WASHINGTON — Will $700 billion be enough?
That question emerged Monday as the Bush administration decided to pump more money into insurance giant American International Group Inc. and lawmakers pushed to extend the government's rescue to the ailing automobile industry.
The extra money for AIG, part of a major overhaul of the effort to keep the company out of bankruptcy, brings the government's tab to about $150 billion, up from about $123 billion. In a concession that the previous fix was inadequate, the Treasury Department said it would also spend $40 billion to buy an equity stake in the company.
Though the additional steps may ease financial stress on that company, they may only feed the demand from others seeking a share of the $700-billion rescue package that Congress had approved for the financial industry.
"It strengthens the argument of others to say, 'Well, why not us?' " said Gary Schlossberg, senior economist with Wells Capital Management in San Francisco. He predicted that the additional dollars going to AIG would "lower the bar" for requests for government money from outside the financial industry.
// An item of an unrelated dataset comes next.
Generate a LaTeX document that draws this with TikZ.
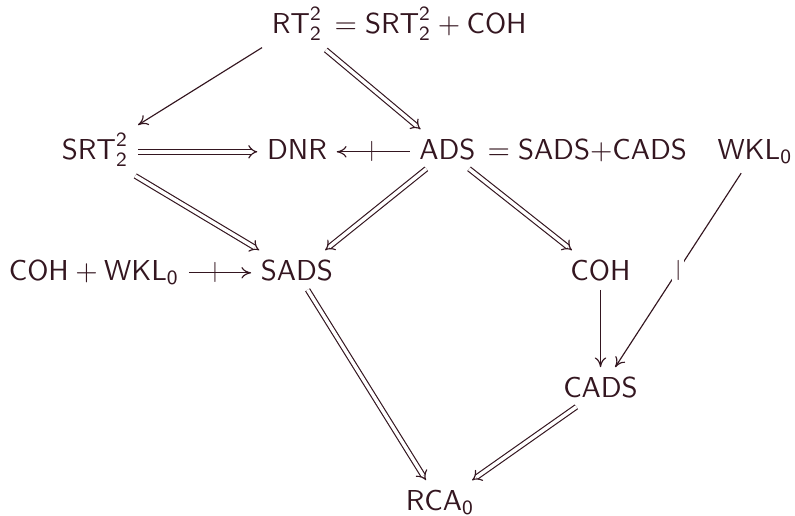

The new AIG pledge, coupled with similar aid for banks and other institutions, means that a significant portion of the $700 billion that Congress had approved for rescuing financial and other companies deemed vital to the economy has been committed. And pressure to widen the scope of such aid is growing as the economy sinks deeper into trouble.
"The money could go quickly," said Daniel J. Ikenson, associate director of the Center for Trade Policy Studies at the Cato Institute, a free-market think tank. "As long as there is a big pot of money sitting here in Washington, every industry is going to ready its lobbyists to get a slice of that pie."
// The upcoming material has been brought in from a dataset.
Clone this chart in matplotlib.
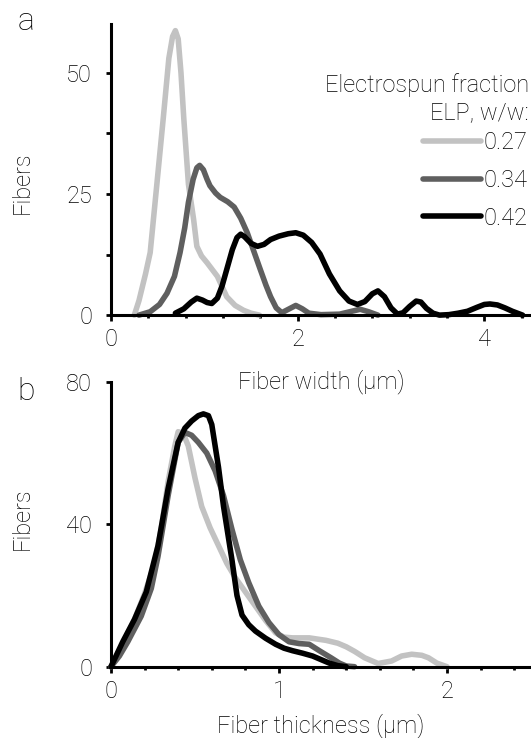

Already, the government has committed $250 billion to buy direct stakes in banks, and an additional $40 billion from the fund will go to AIG to supplement loan guarantees made before the rescue legislation was passed.
"What if a lot of these Silicon Valley start-ups can't get financing -- do we start bailing them out? Or Apple, or Microsoft, or Yahoo?" said Timothy J. Yeager, an associate finance professor at the University of Arkansas at Fayetteville and a former economist at the Federal Reserve Bank of St. Louis. "Where do you stop?"
In the latest sign of pressure to help teetering U.S. automakers, the Michigan congressional delegation wrote to Treasury Secretary Henry M. Paulson on Monday urging him to authorize "emergency assistance" for the domestic auto industry.
Over the weekend, House Speaker Nancy Pelosi (D-San Francisco) and Senate Majority Leader Harry Reid (D-Nevada) also wrote to Paulson, asking him to review the terms of the rescue legislation to determine whether automakers qualify.
"A healthy automobile manufacturing sector is essential to the restoration of financial market stability, the overall health of our economy and the livelihood of the automobile sector's workforce," they wrote.
Congress had authorized up to $25 billion in government-backed loans for automakers, but with General Motors Corp., Chrysler and Ford Motor Co. weakened by the economic crisis, industry leaders and lawmakers are calling for much more help.
President-elect Barack Obama said Friday that the industry is "the backbone of American manufacturing" and its troubles affect "countless suppliers, small businesses and communities throughout our nation."
Senate leader Reid believes the $700-billion financial rescue legislation is worded broadly enough to allow help for automakers, spokesman Jim Manley said. Sen. Carl Levin (D-Mich.) said Saturday that in case the Treasury Department rejected that view, he was preparing an amendment to the legislation to allow it.
On Monday, Sen. Sherrod Brown (D-Ohio) joined the call for aid to automakers, noting that "tens of thousands of Ohio families rely on the auto industry for their livelihood."
"The collapse of the domestic auto industry is not a viable option for our nation's economic security," Brown said.
Treasury spokeswoman Jennifer Zuccarelli said no decisions had been made about automaker eligibility. Although the White House has not embraced aid for automakers, spokeswoman Dana Perino said Monday that it was willing to listen to ideas.
The need to restructure the AIG bailout after less than two months demonstrates the difficulties of such rescue operations in relieving a continuing credit crunch.
"We have accomplished a great deal in a short period of time. But our work is only beginning," Neel Kashkari, interim assistant Treasury secretary for financial stability, said at a securities industry conference in New York.
The original AIG bailout consisted of an $85-billion emergency line of credit established in September, supplemented by $37.8 billion more early last month. The goal was to stabilize AIG so that it could sell some of its numerous assets throughout the financial system and stave off bankruptcy.